I don't have a name for it... I guess "Rob's Book Postprocessing Software" will do for now. The software is written in Java, and makes heavy use of the Leptonica C library.
First, we have the original image straight from the camera. This is originally 285 ppi, 24 bpp. I measured the size of the book and then measured its image in order to derive the ppi. The following image is a sample page. It has been reduced to fit within the filesize restrictions of the forums.
Note that it seems dark. In actuality, there is 400W of halogen light streaming onto the page. It's bright. When I stop using my scanner, I have to let my eyes adjust for a minute or so before I can see again! The camera is set to ISO 100, and it selects a shutter speed of 1/200 second and aperture of F/10. Despite that, the image still looks dark. The highest level of any significance is 189 (on a scale from 0 to 255). In any case, this is the image we have to work with.
Several important features which the software requires:
1. A dark area surrounds the top, bottom, and edge of the page.
2. The spine (i.e. the join in the middle of the platen) appears in the image.
3. The other page also appears in the image. Reflections in the other page side are OK.
I have to tell the software that this is a left-hand page so that it knows which end is up.

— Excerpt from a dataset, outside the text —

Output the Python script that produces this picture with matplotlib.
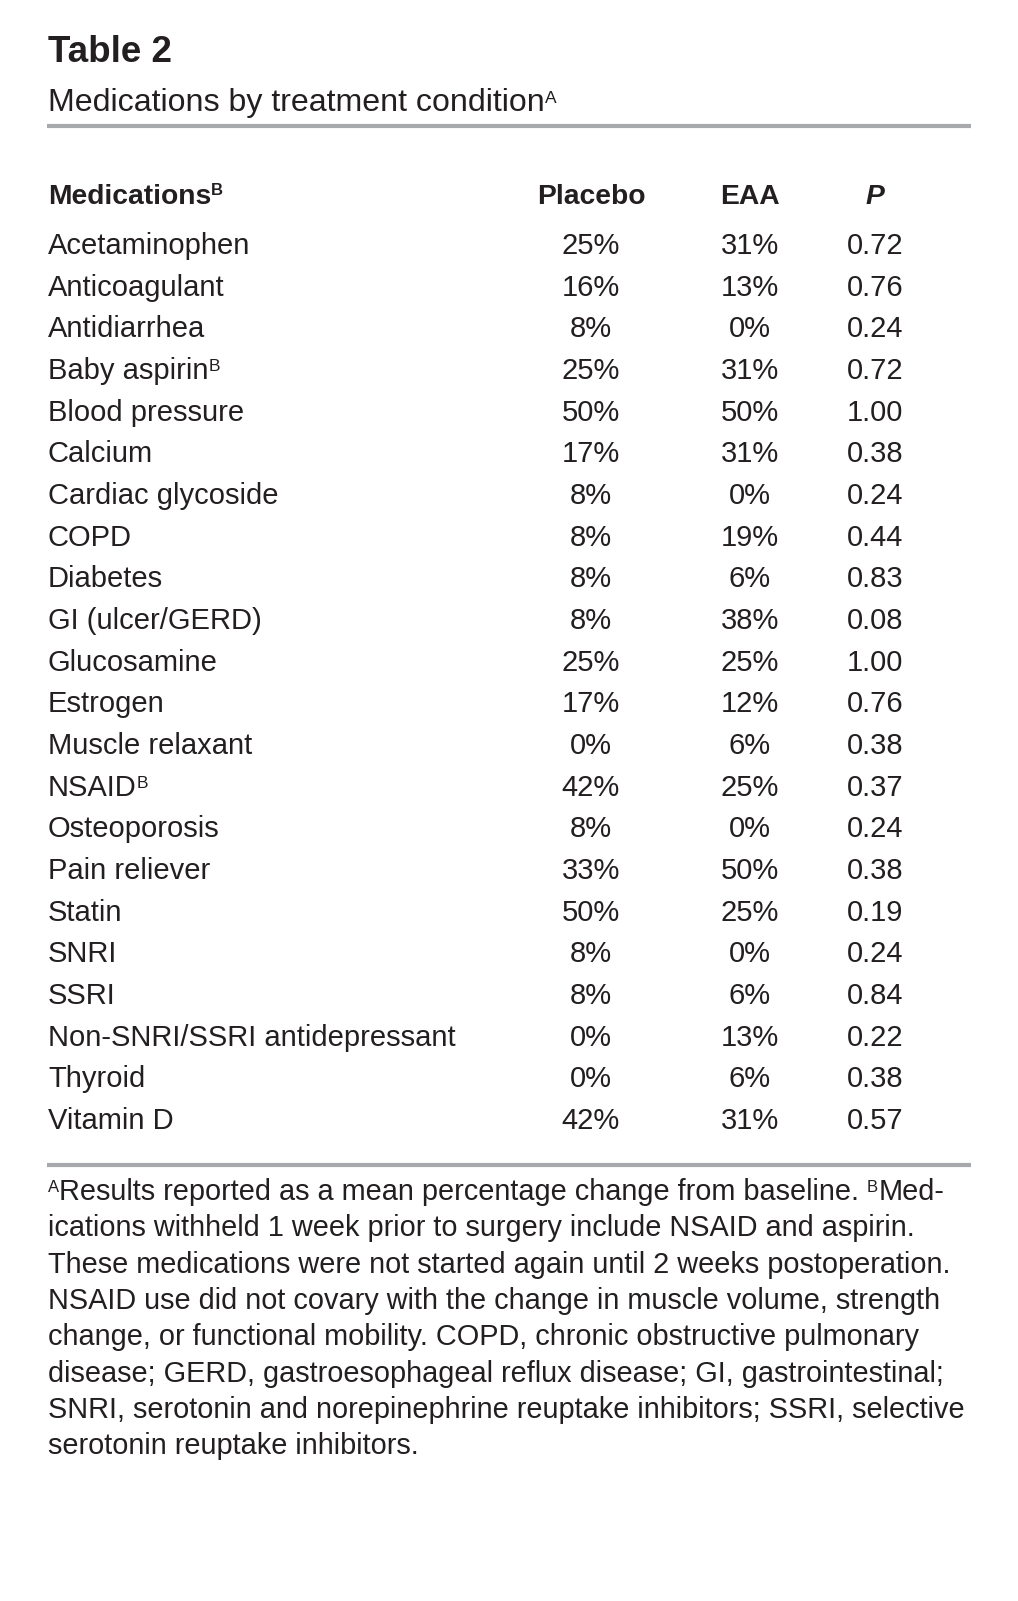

The software then:
1. rotates the page to the proper orientation,
2. converts to gray,
3. generates a histogram,
4. computes a threshold (based on the Otsu method),
5. thresholds the image,
6. deskews the image (based on the Postl method),
7. dekeystones the image (based on making all text lines horizontal).
Here is the result on the sample page:
The next step is to denoise and "blockify" the text. I do this by three morphological operations:
1. Closure, using a sel of 25x1
2. Erode, using a sel of 3x1
3. Erode, using a sel of 3x3
Here is the result:
Note that a lot of the white specks in the black background were removed.
The next step is to find the page outline in this image by first locating the spine and edge. First we find the top and bottom of the white area of each pixel column, and then using that data, starting from the black area, find the "cliff" at the edge of the page, then march along the flat of the page until we find the hill, which we declare to be the spine.
To determine the top and bottom of the page, we add up the white pixels for each pixel row, and then from the top and bottom of the image, march down and up, respectively, until we find a row that has more than 50% of its pixels being white. We then declare the top and bottom of the page.
Knowing the edges of the page, we can apply the measured deskew and dekeystone to the original image, and clip to the page limits. Here is what a closeup view of this looks like:
It's not too bad. Notice the particularly bad vertical fracturing in the letter 'e' in 'ranked' in the first line, and the awful horizontal fracturing through the third line.
The software then binarizes this by upscaling by a factor of 4, and then thresholding via Otsu again. Specks are then removed by morphological closing with a sel of 3x3. The image is then kept at this upscaled factor because I found it looks much better when both viewed and printed this way. Here is a part of the resulting image:
While there are still fractures, they are barely noticeable due to the increased ppi. In addition, this image does the most justice to the original font used in the book. Keeping the original ppi (i.e. not upscaling) results in terrible quality.